Furthermore, psychosis rates clearly have not increased in areas where cannabis has been legalized – we would be seeing an effect in the US and Canada if this propaganda was actually based on fact. It is not.

Politicians often hesitate to support cannabis legalization, fearing the perception of being “soft on crime.” The truth is, by supporting prohibition, they are actually encouraging and preserving crime.

Keeping the cannabis industry underground can actually contribute to criminal activity, such as violence around grow-houses as well as the exploitation of workers.

The public are also at risk as prohibition ultimately means unregulated cannabis that may contain dangerous pollutants. And no option for the young to use less powerful cannabis.

Addressing racial disparities in policing is fundamental, as the “smell of cannabis” has been used to justify stops and searches, perpetuating resentment and tension for years.

The UK stands out among conservative countries for its continued resistance to cannabis legalization.

In contrast, right-wing politicians in Israel and the US have embraced the idea, with US lawmakers now discussing social equity plans to redress the harms caused by the drug war, such as the Marijuana Opportunity Reinvestment and Expungement (MORE) Act.
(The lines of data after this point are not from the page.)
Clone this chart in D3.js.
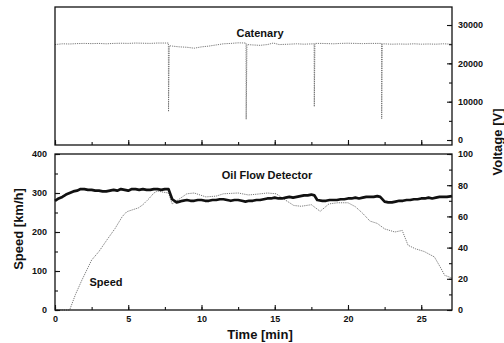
<!DOCTYPE html>
<html><head><meta charset="utf-8">
<script src="https://cdn.jsdelivr.net/npm/d3@7"></script>
<style>
body{margin:0;background:#fff;}
svg{display:block;font-family:"Liberation Sans",Arial,sans-serif;font-weight:bold;}
</style></head><body>
<svg id="c" width="504" height="343"></svg>
<script>
// ---------- data ----------
const timeDomain = [0, 27.1];
const timeTicks = [0, 5, 10, 15, 20, 25];

// Catenary voltage [V] (top panel)
const catTime = [0, 0.5, 1, 1.5, 2, 2.5, 3, 3.5, 4, 4.5, 5, 5.5, 6, 6.5, 7, 7.5, 7.74, 7.75, 7.8, 8.0, 8.5, 9.0, 9.5, 10.0, 10.5, 11.0, 11.5, 12.0, 12.5, 13.04, 13.05, 13.1, 13.5, 14.0, 14.5, 14.9, 15.3, 16.0, 16.5, 17.0, 17.69, 17.7, 17.74, 18.2, 19.0, 19.5, 20.0, 20.5, 21.0, 21.5, 22.29, 22.3, 22.34, 23.0, 23.5, 24.0, 24.5, 25.0, 25.5, 26.0, 26.5, 27.1];
const catVolt = [24900, 25100, 25050, 25150, 25200, 25150, 25200, 25100, 25200, 25250, 25200, 25300, 25250, 25200, 25300, 25300, 25300, 7400, 24600, 24500, 24300, 24200, 23950, 24300, 24500, 24800, 25100, 25200, 25350, 25300, 5400, 24900, 24800, 24700, 24900, 25300, 24900, 25000, 25100, 25000, 25100, 8700, 25200, 25200, 25100, 25200, 25250, 25200, 25150, 25200, 25200, 5500, 25100, 25000, 25050, 25000, 25100, 25000, 25050, 25000, 25100, 25000];
const voltTicks = [0, 10000, 20000, 30000];

// Speed [km/h] (bottom panel, left axis)
const speedTime = [0, 1.0, 1.4, 1.84, 2.5, 3.0, 3.55, 4.1, 4.6, 4.9, 5.3, 5.7, 6.0, 6.4, 6.75, 7.0, 7.4, 7.75, 8.0, 8.5, 9.0, 9.5, 10.3, 11.0, 11.5, 12.5, 13.2, 13.8, 14.5, 15.1, 15.6, 16.3, 16.8, 17.5, 18.1, 18.7, 19.3, 20.0, 20.5, 21.0, 21.5, 22.0, 22.5, 23.2, 23.7, 24.1, 24.6, 25.2, 25.9, 26.3, 26.6, 27.1];
const speedVal  = [0, 0, 40, 77, 128, 150, 180, 209, 240, 252, 257, 262, 270, 285, 300, 305, 302, 300, 272, 285, 298, 300, 290, 292, 298, 300, 295, 297, 300, 298, 285, 268, 266, 270, 253, 272, 275, 275, 265, 248, 228, 222, 208, 200, 204, 166, 157, 150, 136, 110, 89, 82];
const speedTicks = [0, 100, 200, 300, 400];

// Oil flow detector (bottom panel, right axis 0-100)
const oilTime = [0, 0.25, 0.5, 0.75, 1, 1.25, 1.5, 1.75, 2, 2.25, 2.5, 2.75, 3, 3.25, 3.5, 3.75, 4, 4.25, 4.5, 4.75, 5, 5.25, 5.5, 5.75, 6, 6.25, 6.5, 6.75, 7, 7.25, 7.5, 7.75, 8.0, 8.3, 8.5, 8.7, 9, 9.25, 9.5, 9.75, 10, 10.25, 10.5, 10.75, 11, 11.25, 11.5, 11.75, 12, 12.25, 12.5, 12.75, 13, 13.25, 13.5, 13.75, 14, 14.25, 14.5, 14.75, 15, 15.25, 15.5, 15.75, 16, 16.25, 16.5, 16.75, 17, 17.25, 17.5, 17.7, 17.9, 18.25, 18.5, 18.75, 19, 19.25, 19.5, 19.75, 20, 20.25, 20.5, 20.75, 21, 21.25, 21.5, 21.75, 22, 22.2, 22.5, 22.75, 23, 23.25, 23.5, 23.75, 24, 24.25, 24.5, 24.75, 25, 25.25, 25.5, 25.75, 26, 26.25, 26.5, 26.75, 27.1];
const oilVal  = [70, 71.5, 72.5, 74, 75, 76, 76.5, 77.5, 77.5, 77, 77, 76.5, 76.5, 76, 76, 76.5, 77, 76.5, 77.5, 77, 76.5, 77.5, 77.5, 77, 77.5, 77, 77, 77.5, 77.5, 77, 77.5, 77.5, 71, 69, 69.5, 70, 70.5, 70, 70, 70.5, 70.5, 70, 70, 70.5, 70.5, 71, 71, 70.5, 70, 70.5, 70.5, 70, 69.5, 70, 70, 70.5, 70.5, 71, 71.5, 71.5, 72, 71.5, 71.5, 72, 72.5, 72, 72.5, 73, 73.5, 73.5, 74, 73.5, 70.5, 70, 70, 70.5, 70.5, 70.5, 71, 71, 71.5, 71.5, 72, 71.5, 72, 72.5, 72.5, 72.5, 73, 72.5, 69.5, 69, 69, 69.5, 70, 70, 70.5, 70.5, 71, 71, 71.5, 71.5, 72, 71.5, 72, 72.5, 72.5, 72.5, 73];
const oilTicks = [0, 20, 40, 60, 80, 100];

// ---------- layout ----------
const svg = d3.select("#c");
const L = 55, R = 452;
const top1 = 7, bot1 = 145, top2 = 154, bot2 = 310;

const x = d3.scaleLinear().domain(timeDomain).range([L, R]);
const yV = d3.scaleLinear().domain([-1300, 34700]).range([bot1, top1]);
const yS = d3.scaleLinear().domain([0, 400]).range([bot2, top2]);
const yO = d3.scaleLinear().domain([0, 100]).range([bot2, top2]);

const gray = "#6a6a6a";

// ---- top panel ----
svg.append("path")
  .datum(d3.zip(catTime, catVolt))
  .attr("fill", "none").attr("stroke", gray).attr("stroke-width", 0.9)
  .attr("stroke-dasharray", "1.2,1")
  .attr("d", d3.line().x(d => x(d[0])).y(d => yV(d[1])));

// ---- bottom panel ----
svg.append("path")
  .datum(d3.zip(speedTime, speedVal))
  .attr("fill", "none").attr("stroke", gray).attr("stroke-width", 0.9)
  .attr("stroke-dasharray", "1.2,1")
  .attr("d", d3.line().x(d => x(d[0])).y(d => yS(d[1])));

svg.append("path")
  .datum(d3.zip(oilTime, oilVal))
  .attr("fill", "none").attr("stroke", "#111").attr("stroke-width", 2.7)
  .attr("stroke-linejoin", "round")
  .attr("d", d3.line().x(d => x(d[0])).y(d => yO(d[1])));

// ---- frames ----
[[top1, bot1], [top2, bot2]].forEach(([t, b]) => {
  svg.append("rect").attr("x", L).attr("y", t).attr("width", R - L).attr("height", b - t)
    .attr("fill", "none").attr("stroke", "#111").attr("stroke-width", 1.3);
});

// ---- axes (ticks inward) ----
function styleAxis(g) {
  g.select(".domain").remove();
  g.selectAll("line").attr("stroke", "#111").attr("stroke-width", 1.1);
  g.selectAll("text").attr("font-size", 9).attr("font-weight", "bold").attr("fill", "#111");
}
const minorX = d3.range(0, 27.1, 2.5);

// top panel bottom ticks
svg.append("g").attr("transform", `translate(0,${bot1})`)
  .call(d3.axisTop(x).tickValues(minorX).tickSize(3).tickFormat("")).call(styleAxis);
svg.append("g").attr("transform", `translate(0,${bot1})`)
  .call(d3.axisTop(x).tickValues(timeTicks).tickSize(5).tickFormat("")).call(styleAxis);

// top panel right axis
svg.append("g").attr("transform", `translate(${R},0)`)
  .call(d3.axisLeft(yV).tickValues(d3.range(0, 34001, 5000)).tickSize(3).tickFormat("")).call(styleAxis);
svg.append("g").attr("transform", `translate(${R},0)`)
  .call(d3.axisRight(yV).tickValues(voltTicks).tickSize(0).tickPadding(6).tickFormat(d3.format("d"))).call(styleAxis);
svg.append("g").attr("transform", `translate(${R},0)`)
  .call(d3.axisLeft(yV).tickValues(voltTicks).tickSize(5).tickFormat("")).call(styleAxis);

// bottom panel x axis
svg.append("g").attr("transform", `translate(0,${bot2})`)
  .call(d3.axisTop(x).tickValues(minorX).tickSize(3).tickFormat("")).call(styleAxis);
svg.append("g").attr("transform", `translate(0,${bot2})`)
  .call(d3.axisBottom(x).tickValues(timeTicks).tickSize(0).tickPadding(6)).call(styleAxis);
svg.append("g").attr("transform", `translate(0,${bot2})`)
  .call(d3.axisTop(x).tickValues(timeTicks).tickSize(5).tickFormat("")).call(styleAxis);

// bottom left axis
svg.append("g").attr("transform", `translate(${L},0)`)
  .call(d3.axisRight(yS).tickValues(d3.range(0, 401, 50)).tickSize(3).tickFormat("")).call(styleAxis);
svg.append("g").attr("transform", `translate(${L},0)`)
  .call(d3.axisLeft(yS).tickValues(speedTicks).tickSize(0).tickPadding(8)).call(styleAxis);
svg.append("g").attr("transform", `translate(${L},0)`)
  .call(d3.axisRight(yS).tickValues(speedTicks).tickSize(5).tickFormat("")).call(styleAxis);

// bottom right axis
svg.append("g").attr("transform", `translate(${R},0)`)
  .call(d3.axisLeft(yO).tickValues(d3.range(0, 101, 10)).tickSize(3).tickFormat("")).call(styleAxis);
svg.append("g").attr("transform", `translate(${R},0)`)
  .call(d3.axisRight(yO).tickValues(oilTicks).tickSize(0).tickPadding(6)).call(styleAxis);
svg.append("g").attr("transform", `translate(${R},0)`)
  .call(d3.axisLeft(yO).tickValues(oilTicks).tickSize(5).tickFormat("")).call(styleAxis);

// ---- labels ----
function label(txt, xx, yy, size, rot) {
  const t = svg.append("text").attr("x", xx).attr("y", yy).attr("font-size", size)
    .attr("text-anchor", "middle").attr("fill", "#111").text(txt);
  if (rot) t.attr("transform", `rotate(${rot},${xx},${yy})`);
  return t;
}
label("Catenary", 260, 37, 11);
label("Oil Flow Detector", 267, 179, 11);
label("Speed", 106, 286, 11);
label("Time [min]", 260, 339, 13);
label("Speed [km/h]", 23, 229, 13, -90);
label("Voltage [V]", 502, 142, 13, -90);
</script>
</body></html>
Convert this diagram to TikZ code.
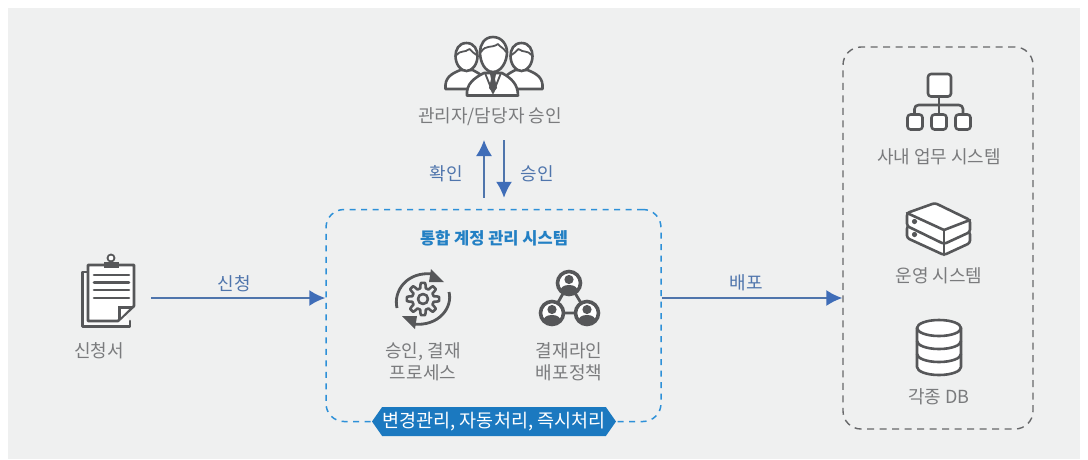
\documentclass[tikz,border=0pt]{standalone}
\usepackage{fontspec}
\setmainfont{Noto Sans CJK KR}
\usetikzlibrary{arrows.meta,shapes.geometric,shapes.misc,shapes.symbols}
\definecolor{bgc}{HTML}{EFF0F0}
\definecolor{ink}{HTML}{565759}
\definecolor{lbl}{HTML}{7A7B7D}
\definecolor{blu}{HTML}{4F75AC}
\definecolor{tip}{HTML}{3F6DB8}
\definecolor{ttl}{HTML}{2380C4}
\definecolor{ban}{HTML}{1B79C0}
\definecolor{dsh}{HTML}{2D90D8}
\tikzset{
  txt/.style={text=lbl,font=\fontsize{18}{22}\selectfont,inner sep=0pt,align=center},
  bltxt/.style={text=blu,font=\fontsize{18}{22}\selectfont,inner sep=0pt},
  flow/.style={draw=blu,line width=1.6pt,-{Latex[length=16pt,width=16pt,color=tip]}},
  ic/.style={draw=ink,line width=2.6pt,line join=round,line cap=round},
  icw/.style={ic,fill=white},
  icd/.style={fill=ink,draw=none}
}
\begin{document}
\begin{tikzpicture}[x=1pt,y=-1pt]
\useasboundingbox (0,0) rectangle (1088,459);
\fill[bgc] (8,8) rectangle (1080,459);

% containers
\node[draw=dsh,line width=1.5pt,dash pattern=on 6pt off 5.5pt,rounded corners=18pt,minimum width=335pt,minimum height=212pt,inner sep=0pt] (sysbox) at (493.5,315.5) {};
\node[draw=ink!90,line width=1.4pt,dash pattern=on 7pt off 5.5pt,rounded corners=18pt,minimum width=190pt,minimum height=382pt,inner sep=0pt] (rightbox) at (938,238) {};

% banner
\node[shape=signal,signal to=east and west,signal pointer angle=110,fill=ban,text=white,font=\fontsize{18.5}{22}\selectfont,minimum width=244pt,minimum height=29pt,inner sep=0pt] (banner) at (494,421.5) {변경관리, 자동처리, 즉시처리};

% connectors
\coordinate (reqend) at (151,298);
\coordinate (appup) at (484,140);
\coordinate (appdn) at (504,140);
\draw[flow] (reqend) -- (sysbox.west |- reqend);
\draw[flow] (sysbox.east |- reqend) -- (rightbox.west |- reqend);
\draw[flow] ([yshift=11pt]appup |- sysbox.north) -- (appup);
\draw[flow] (appdn) -- ([yshift=11pt]appdn |- sysbox.north);

% labels
\node[txt] (t1) at (490,117) {관리자/담당자 승인};
\node[bltxt] (t2) at (446,174) {확인};
\node[bltxt] (t3) at (537,174) {승인};
\node[bltxt] (t4) at (234,284) {신청};
\node[bltxt] (t5) at (746,283) {배포};
\node[txt] (t6) at (99,351) {신청서};
\node[text=ttl,font=\fontsize{16.5}{22}\selectfont\bfseries,inner sep=0pt] (t7) at (494,238) {통합 계정 관리 시스템};
\node[txt] (t8) at (423,362) {승인, 결재\\프로세스};
\node[txt] (t9) at (569,362) {결재라인\\배포정책};
\node[txt] (t10) at (939,157) {사내 업무 시스템};
\node[txt] (t11) at (939,276) {운영 시스템};
\node[txt] (t12) at (939,397) {각종 DB};

% people icon
\foreach \cx/\s in {466.5/1,521.5/-1}{
  \begin{scope}[shift={(\cx,0)},x=\s pt]
   \draw[icw] (-21,89) .. controls (-22,78) and (-16,74) .. (-6,70) -- (6,70) .. controls (14,74) and (21,78) .. (21,89) -- cycle;
   \draw[icw] (0,43) .. controls (8,43) and (11,50) .. (11,56) .. controls (11,64) and (6,71) .. (0,71) .. controls (-6,71) and (-11,64) .. (-11,56) .. controls (-11,50) and (-8,43) .. (0,43) -- cycle;
   \draw[ic,line width=1.8pt] (-10,55) .. controls (-6,50) and (-2,53) .. (3,49) .. controls (5,52) and (8,53) .. (10,55);
  \end{scope}
}
\draw[icw] (467,95.5) .. controls (466,84) and (474,78) .. (484,73) -- (502,73) .. controls (511,78) and (518,84) .. (518,95.5) -- cycle;
\draw[icw] (493,37) .. controls (502,37) and (507,45) .. (507,52) .. controls (507,62) and (501,72) .. (493,72) .. controls (485,72) and (480,62) .. (480,52) .. controls (480,45) and (484,37) .. (493,37) -- cycle;
\draw[ic,line width=1.8pt] (481,52) .. controls (486,44) and (491,49) .. (498,44) .. controls (500,47) and (504,48) .. (506,52);
\draw[ic,line width=1.8pt,fill=none] (485,73) -- (493,93) -- (501,73);
\fill[ink] (490,74) -- (496,74) -- (495,79) -- (497,88) -- (493,93) -- (489,88) -- (491,79) -- cycle;

% clipboard icon
\draw[icw,fill=white!70!bgc] (88,272) -- (82.5,272) -- (82.5,326.5) -- (130,326.5) -- (130,321);
\draw[icw] (88,265) -- (134,265) -- (134,306) -- (118,321) -- (88,321) -- cycle;
\fill[ink] (118,306) -- (134,306) -- (118,321) -- cycle;
\fill[white] (121,309) -- (129,309) -- (121,317) -- cycle;
\draw[icw,line width=1.8pt] (111,258) circle (3.5pt);
\fill[ink] (104,262) rectangle (119,268);
\foreach \yy in {275,282.5,290,298}{\draw[ic] (94,\yy) -- (129,\yy);}

% gear icon
\begin{scope}[shift={(423,299)}]
 \draw[ic] plot[domain=0:360,samples=145,smooth] ({(13.5+2.6*max(-1,min(1,2.2*cos(8*\x))))*cos(\x)},{(13.5+2.6*max(-1,min(1,2.2*cos(8*\x))))*sin(\x)}) -- cycle;
 \draw[ic] (0,0) circle (5pt);
 \draw[ic,line width=2.8pt,line cap=butt] (-26,9) .. controls (-30,-8) and (-16,-28) .. (10,-25);
 \fill[ink] (21,-17) -- (8,-30) -- (6,-17) -- cycle;
 \draw[ic,line width=2.8pt,line cap=butt] (26,-7) .. controls (30,8) and (16,28) .. (-10,25);
 \fill[ink] (-21,17) -- (-8,30) -- (-6,17) -- cycle;
\end{scope}

% network icon
\draw[ic,line width=2.8pt] (569,283) -- (552,313) -- (587,313) -- cycle;
\foreach \cx/\cy in {569/283,552/313,587/313}{
  \begin{scope}[shift={(\cx,\cy)}]
   \draw[icw,line width=3.6pt] (0,0) circle (11.5pt);
   \begin{scope}
    \clip (0,0) circle (11pt);
    \fill[ink] (0,-3.5) circle (4.6pt);
    \fill[ink] (-9.5,11) .. controls (-9.5,4) and (-5,2) .. (0,2) .. controls (5,2) and (9.5,4) .. (9.5,11) -- cycle;
   \end{scope}
  \end{scope}
}

% org chart icon
\draw[ic] (939,97) -- (939,114);
\draw[ic,rounded corners=4pt] (914.5,114) -- (914.5,105) -- (963,105) -- (963,114);
\draw[icw,rounded corners=3pt] (928,74) rectangle (951,96.5);
\foreach \xx in {907.5,931.5,955.5}{\draw[icw,rounded corners=3pt] (\xx,114.5) rectangle ++(15,15);}

% server icon
\begin{scope}[rounded corners=2.5pt]
\draw[icw] (907,226) -- (907,238) -- (944,255) -- (970,243) -- (970,232) -- cycle;
\draw[icw] (907,213) -- (935,203) -- (970,220) -- (970,232) -- (944,244) -- (907,226) -- cycle;
\end{scope}
\draw[ic] (944,244) -- (944,255);
\draw[ic] (907,213) -- (944,230) -- (970,220);
\draw[ic] (944,230) -- (944,244);
\fill[ink] (914.5,221.5) circle (2.6pt) (914.5,234.5) circle (2.6pt);

% database icon
\draw[icw] (917,328) -- (917,367) arc[start angle=180,end angle=360,x radius=22,y radius=-8] -- (961,328);
\draw[icw] (939,328) ellipse (22pt and 8pt);
\draw[ic] (917,341) arc[start angle=180,end angle=360,x radius=22,y radius=-8];
\draw[ic] (917,354) arc[start angle=180,end angle=360,x radius=22,y radius=-8];
\end{tikzpicture}
\end{document}
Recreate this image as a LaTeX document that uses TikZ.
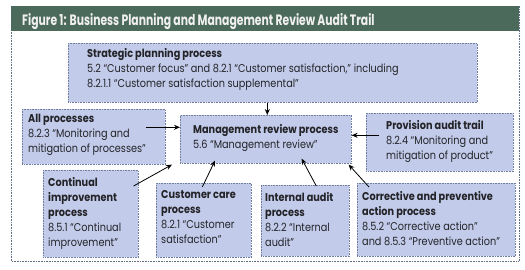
\documentclass[tikz,border=0pt]{standalone}
\usepackage{fontspec}
\setmainfont{Poppins}[FakeStretch=0.86]
\newfontfamily\titlefont{Poppins}[FakeStretch=0.72]
\usetikzlibrary{arrows.meta}
\definecolor{boxfill}{RGB}{194,204,234}
\definecolor{boxline}{RGB}{110,124,160}
\definecolor{titlegreen}{RGB}{75,106,91}
\definecolor{frameline}{RGB}{100,110,130}
\definecolor{txt}{RGB}{35,35,40}
\tikzset{
  x=1pt, y=-1pt,
  boxnode/.style={draw=boxline, densely dotted, line width=0.6pt, fill=boxfill, inner sep=0pt, anchor=north west},
  label/.style={anchor=north west, inner sep=0pt, align=left, text=txt, font=\fontsize{11.3}{15}\selectfont},
  arr/.style={draw=black, line width=0.8pt, -{Stealth[length=6pt,width=5pt]}}
}
\begin{document}
\begin{tikzpicture}
\useasboundingbox (0,0) rectangle (525,270);
% frame and title
\draw[frameline, densely dotted, line width=0.6pt] (11,6) rectangle (519,261);
\node[fill=titlegreen, minimum width=508pt, minimum height=25pt, inner sep=0pt, anchor=north west] (bar) at (11,6) {};
\node[anchor=base west, inner sep=0pt, text=white!94!black, font=\titlefont\bfseries\fontsize{15}{18}\selectfont] (title) at (22,26) {Figure 1: Business Planning and Management Review Audit Trail};
% boxes
\node[boxnode, minimum width=409pt, minimum height=59pt] (strat) at (68,43) {};
\node[boxnode, minimum width=143pt, minimum height=55pt] (allp) at (22,109) {};
\node[boxnode, minimum width=171pt, minimum height=48pt] (mgmt) at (180,115) {};
\node[boxnode, minimum width=147pt, minimum height=58pt] (prov) at (366,113) {};
\node[boxnode, minimum width=95pt, minimum height=87pt] (cont) at (43,170) {};
\node[boxnode, minimum width=95pt, minimum height=74pt] (care) at (156,183) {};
\node[boxnode, minimum width=88pt, minimum height=71pt] (inta) at (261,185) {};
\node[boxnode, minimum width=158pt, minimum height=73pt] (corr) at (357,183) {};
% texts
\node[label] (tstrat) at (87,48) {\textbf{Strategic planning process}\\5.2 “Customer focus” and 8.2.1 “Customer satisfaction,” including\\8.2.1.1 “Customer satisfaction supplemental”};
\node[label] (tallp) at (28,114) {\textbf{All processes}\\8.2.3 “Monitoring and\\mitigation of processes”};
\node[label] (tmgmt) at (193,124) {\textbf{Management review process}\\5.6 “Management review”};
\node[label] (tprov) at (386,120) {\textbf{Provision audit trail}\\8.2.4 “Monitoring and\\mitigation of product”};
\node[label] (tcont) at (48,177) {\textbf{Continual}\\\textbf{improvement}\\\textbf{process}\\8.5.1 “Continual\\improvement”};
\node[label] (tcare) at (161,190) {\textbf{Customer care}\\\textbf{process}\\8.2.1 “Customer\\satisfaction”};
\node[label] (tinta) at (265,192) {\textbf{Internal audit}\\\textbf{process}\\8.2.2 “Internal\\audit”};
\node[label] (tcorr) at (362,191) {\textbf{Corrective and preventive}\\\textbf{action process}\\8.5.2 “Corrective action”\\and 8.5.3 “Preventive action”};
% connectors
\draw[arr] ([xshift=-5.5pt]strat.south) -- ([xshift=1.5pt]mgmt.north);
\draw[arr] ([xshift=-20pt,yshift=9.5pt]allp.east) coordinate (s2) -- (s2 -| mgmt.west);
\draw[arr] ([xshift=13pt,yshift=7pt]prov.west) coordinate (s3) -- (s3 -| mgmt.east);
\draw[arr] ([xshift=-5pt,yshift=-16pt]cont.north east) -- ([xshift=-8pt,yshift=-1pt]mgmt.south west);
\draw[arr] ([xshift=-1.5pt,yshift=-4pt]care.north) -- ([xshift=35pt,yshift=3pt]mgmt.south west);
\draw[arr] ([xshift=11pt,yshift=-1pt]inta.north) -- ([xshift=-50pt,yshift=5pt]mgmt.south east);
\draw[arr] ([xshift=12pt,yshift=-4pt]corr.north west) -- ([xshift=-3pt,yshift=-1pt]mgmt.south east);
\end{tikzpicture}
\end{document}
Despite the UK’s conservative stance, (and a little progress in the medical cannabis sector) public opinion is changing.

A YouGov survey from 2021 found that over half of Britons now support legalization.

And let’s not forget, the UK is a leading exporter of medicinal cannabis, although it is not widely available to citizens due to dated and unscientific laws. What a farce.

The UK simply cannot afford to ignore worldwide policy changes

Although it would appear that Keir Starmer wants to keep his head in the sand despite the financial and social benefits on the table.

The US is not a 100% successful framework for legal cannabis policy, though with recent changes to federal legalization the tide is quickly turning in favour of supporting cannabis businesses, instead of fighting therm.

The Netherlands has also faced challenges, as coffee shops selling marijuana operate in a legal gray area and supply chains have been linked to criminal activity. This is now changing as the Netherlands tests out a regulated growing supply chain.

Meanwhile, Canada has faced criticism for allowing corporate monopolies to dominate the market, which has led to concerns about quality and affordability.

As the tide of global opinion continues to turn in favor of cannabis legalisation, it becomes increasingly difficult for the United Kingdom to justify its resistance to change.

With mounting evidence of the potential economic, social, and medical benefits of legalisation, the UK faces a pivotal moment in its relationship with this versatile plant.

While the exact timeline for legalisation remains uncertain, the growing momentum of public opinion and the experiences of progressive nations around the world make it clear that the UK’s cannabis policy is due for a significant reevaluation.

Ultimately, it will be up to the collective will of the nation’s policymakers and citizens to seize this opportunity and forge a path toward a greener, more equitable, and prosperous future.